→ **Problem description**: Isolate every line in the data with the string "chart" and copy it.

→ **Data section**:
------

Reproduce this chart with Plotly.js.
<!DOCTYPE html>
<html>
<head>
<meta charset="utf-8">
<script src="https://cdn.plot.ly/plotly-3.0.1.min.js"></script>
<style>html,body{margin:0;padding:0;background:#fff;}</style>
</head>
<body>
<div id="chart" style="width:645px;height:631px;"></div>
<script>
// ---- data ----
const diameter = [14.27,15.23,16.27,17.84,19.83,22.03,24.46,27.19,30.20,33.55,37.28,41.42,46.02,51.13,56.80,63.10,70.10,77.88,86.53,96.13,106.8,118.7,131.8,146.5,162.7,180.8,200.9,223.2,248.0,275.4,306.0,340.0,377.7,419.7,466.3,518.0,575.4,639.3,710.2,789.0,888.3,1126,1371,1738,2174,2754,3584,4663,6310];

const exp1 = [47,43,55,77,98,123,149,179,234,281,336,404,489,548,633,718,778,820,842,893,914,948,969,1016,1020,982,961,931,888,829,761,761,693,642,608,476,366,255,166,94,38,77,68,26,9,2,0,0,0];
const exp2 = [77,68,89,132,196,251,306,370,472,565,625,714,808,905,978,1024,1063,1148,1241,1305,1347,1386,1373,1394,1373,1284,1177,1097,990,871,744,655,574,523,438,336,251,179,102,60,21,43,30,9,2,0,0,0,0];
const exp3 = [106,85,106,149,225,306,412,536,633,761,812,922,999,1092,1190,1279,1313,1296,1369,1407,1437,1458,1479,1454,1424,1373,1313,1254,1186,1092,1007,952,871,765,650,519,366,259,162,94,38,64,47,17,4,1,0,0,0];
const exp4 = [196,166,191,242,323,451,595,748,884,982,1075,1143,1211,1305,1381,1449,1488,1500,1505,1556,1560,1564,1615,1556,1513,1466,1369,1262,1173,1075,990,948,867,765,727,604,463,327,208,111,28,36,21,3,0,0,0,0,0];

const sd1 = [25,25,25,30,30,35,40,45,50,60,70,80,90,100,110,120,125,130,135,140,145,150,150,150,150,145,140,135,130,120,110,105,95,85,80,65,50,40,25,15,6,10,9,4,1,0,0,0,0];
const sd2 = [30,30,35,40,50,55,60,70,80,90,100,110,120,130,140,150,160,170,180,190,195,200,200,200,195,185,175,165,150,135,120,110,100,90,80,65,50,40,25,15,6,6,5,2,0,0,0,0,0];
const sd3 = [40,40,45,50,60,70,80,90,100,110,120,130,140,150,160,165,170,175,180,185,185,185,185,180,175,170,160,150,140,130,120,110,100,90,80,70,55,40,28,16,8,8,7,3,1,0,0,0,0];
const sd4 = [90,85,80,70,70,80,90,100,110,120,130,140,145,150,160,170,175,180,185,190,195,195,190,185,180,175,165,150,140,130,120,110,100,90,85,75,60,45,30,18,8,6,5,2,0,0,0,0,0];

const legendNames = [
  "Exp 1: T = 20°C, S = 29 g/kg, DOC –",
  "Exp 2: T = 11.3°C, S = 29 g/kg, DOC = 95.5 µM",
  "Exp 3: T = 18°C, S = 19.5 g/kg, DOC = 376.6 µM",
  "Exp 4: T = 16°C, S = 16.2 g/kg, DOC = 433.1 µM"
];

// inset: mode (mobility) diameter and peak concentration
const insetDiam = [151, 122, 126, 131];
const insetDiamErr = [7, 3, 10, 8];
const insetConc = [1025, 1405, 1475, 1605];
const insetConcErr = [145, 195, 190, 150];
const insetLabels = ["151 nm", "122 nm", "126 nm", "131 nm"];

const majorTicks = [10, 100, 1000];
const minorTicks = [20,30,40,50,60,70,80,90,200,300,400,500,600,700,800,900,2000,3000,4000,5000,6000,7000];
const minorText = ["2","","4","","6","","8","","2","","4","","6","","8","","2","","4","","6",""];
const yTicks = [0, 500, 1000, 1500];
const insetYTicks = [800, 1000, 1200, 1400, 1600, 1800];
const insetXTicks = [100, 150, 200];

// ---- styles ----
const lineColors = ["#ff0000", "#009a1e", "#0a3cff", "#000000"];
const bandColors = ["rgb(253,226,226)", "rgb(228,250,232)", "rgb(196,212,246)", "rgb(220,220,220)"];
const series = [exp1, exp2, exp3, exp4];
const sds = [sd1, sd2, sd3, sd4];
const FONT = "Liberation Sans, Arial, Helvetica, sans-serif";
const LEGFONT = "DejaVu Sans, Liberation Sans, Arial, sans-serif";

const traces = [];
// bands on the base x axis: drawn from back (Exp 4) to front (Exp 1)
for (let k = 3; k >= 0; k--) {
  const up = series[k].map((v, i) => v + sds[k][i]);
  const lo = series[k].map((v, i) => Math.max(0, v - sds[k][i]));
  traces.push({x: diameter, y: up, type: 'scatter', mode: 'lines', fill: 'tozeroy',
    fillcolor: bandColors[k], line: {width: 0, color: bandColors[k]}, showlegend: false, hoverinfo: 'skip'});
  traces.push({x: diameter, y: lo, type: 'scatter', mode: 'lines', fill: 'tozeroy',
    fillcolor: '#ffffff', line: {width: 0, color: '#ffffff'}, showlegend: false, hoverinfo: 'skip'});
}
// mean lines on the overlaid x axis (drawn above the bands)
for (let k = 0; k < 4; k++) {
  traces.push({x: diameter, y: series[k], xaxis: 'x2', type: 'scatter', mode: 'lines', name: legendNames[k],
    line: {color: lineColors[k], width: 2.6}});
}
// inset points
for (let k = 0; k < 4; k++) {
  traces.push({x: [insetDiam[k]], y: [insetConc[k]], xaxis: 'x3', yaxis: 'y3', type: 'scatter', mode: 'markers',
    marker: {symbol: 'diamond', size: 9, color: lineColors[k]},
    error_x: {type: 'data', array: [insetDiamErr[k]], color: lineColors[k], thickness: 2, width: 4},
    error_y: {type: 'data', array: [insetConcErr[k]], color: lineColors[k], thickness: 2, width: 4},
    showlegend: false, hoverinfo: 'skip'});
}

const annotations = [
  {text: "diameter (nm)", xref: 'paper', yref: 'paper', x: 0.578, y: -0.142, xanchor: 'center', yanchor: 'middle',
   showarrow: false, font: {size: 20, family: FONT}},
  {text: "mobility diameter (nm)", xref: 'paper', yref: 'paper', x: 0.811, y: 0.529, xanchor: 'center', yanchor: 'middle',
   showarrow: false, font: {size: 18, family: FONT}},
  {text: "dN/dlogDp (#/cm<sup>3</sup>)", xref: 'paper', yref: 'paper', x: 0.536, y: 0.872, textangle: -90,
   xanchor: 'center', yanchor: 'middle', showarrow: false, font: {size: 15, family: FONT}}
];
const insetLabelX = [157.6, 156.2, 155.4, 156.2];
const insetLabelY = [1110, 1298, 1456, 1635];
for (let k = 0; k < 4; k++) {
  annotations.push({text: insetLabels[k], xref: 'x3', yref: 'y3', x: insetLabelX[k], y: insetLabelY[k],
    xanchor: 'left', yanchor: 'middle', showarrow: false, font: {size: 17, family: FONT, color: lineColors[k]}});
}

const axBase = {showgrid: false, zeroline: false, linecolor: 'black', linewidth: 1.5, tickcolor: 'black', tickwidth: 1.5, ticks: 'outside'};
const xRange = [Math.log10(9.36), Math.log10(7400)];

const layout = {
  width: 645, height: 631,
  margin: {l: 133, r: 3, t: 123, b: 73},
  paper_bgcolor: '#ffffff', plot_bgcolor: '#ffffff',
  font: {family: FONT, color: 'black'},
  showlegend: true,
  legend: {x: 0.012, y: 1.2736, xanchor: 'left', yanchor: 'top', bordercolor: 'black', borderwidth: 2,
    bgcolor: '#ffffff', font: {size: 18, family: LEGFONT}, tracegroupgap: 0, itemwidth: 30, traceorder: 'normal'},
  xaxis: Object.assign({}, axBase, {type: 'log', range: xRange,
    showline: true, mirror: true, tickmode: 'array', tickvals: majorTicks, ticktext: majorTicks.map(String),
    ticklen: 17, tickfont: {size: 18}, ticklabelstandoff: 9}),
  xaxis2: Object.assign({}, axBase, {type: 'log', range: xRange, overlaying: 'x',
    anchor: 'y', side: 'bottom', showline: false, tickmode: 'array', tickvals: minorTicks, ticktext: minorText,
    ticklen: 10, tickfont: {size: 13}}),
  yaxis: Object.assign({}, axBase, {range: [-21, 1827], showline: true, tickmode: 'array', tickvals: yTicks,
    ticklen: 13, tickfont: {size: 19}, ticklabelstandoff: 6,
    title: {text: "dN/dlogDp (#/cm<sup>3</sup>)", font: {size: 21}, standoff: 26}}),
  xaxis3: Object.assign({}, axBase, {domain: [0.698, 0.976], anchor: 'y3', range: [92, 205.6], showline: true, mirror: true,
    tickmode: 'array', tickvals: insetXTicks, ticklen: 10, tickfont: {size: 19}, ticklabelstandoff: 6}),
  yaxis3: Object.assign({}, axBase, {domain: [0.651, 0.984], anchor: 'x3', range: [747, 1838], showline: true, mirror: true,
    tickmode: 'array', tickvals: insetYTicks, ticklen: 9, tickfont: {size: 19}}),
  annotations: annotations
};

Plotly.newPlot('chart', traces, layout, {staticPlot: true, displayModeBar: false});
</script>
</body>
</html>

------

→ **Completed task**:
Reproduce this chart with Plotly.js.
<div id="chart" style="width:645px;height:631px;"></div>
Plotly.newPlot('chart', traces, layout, {staticPlot: true, displayModeBar: false});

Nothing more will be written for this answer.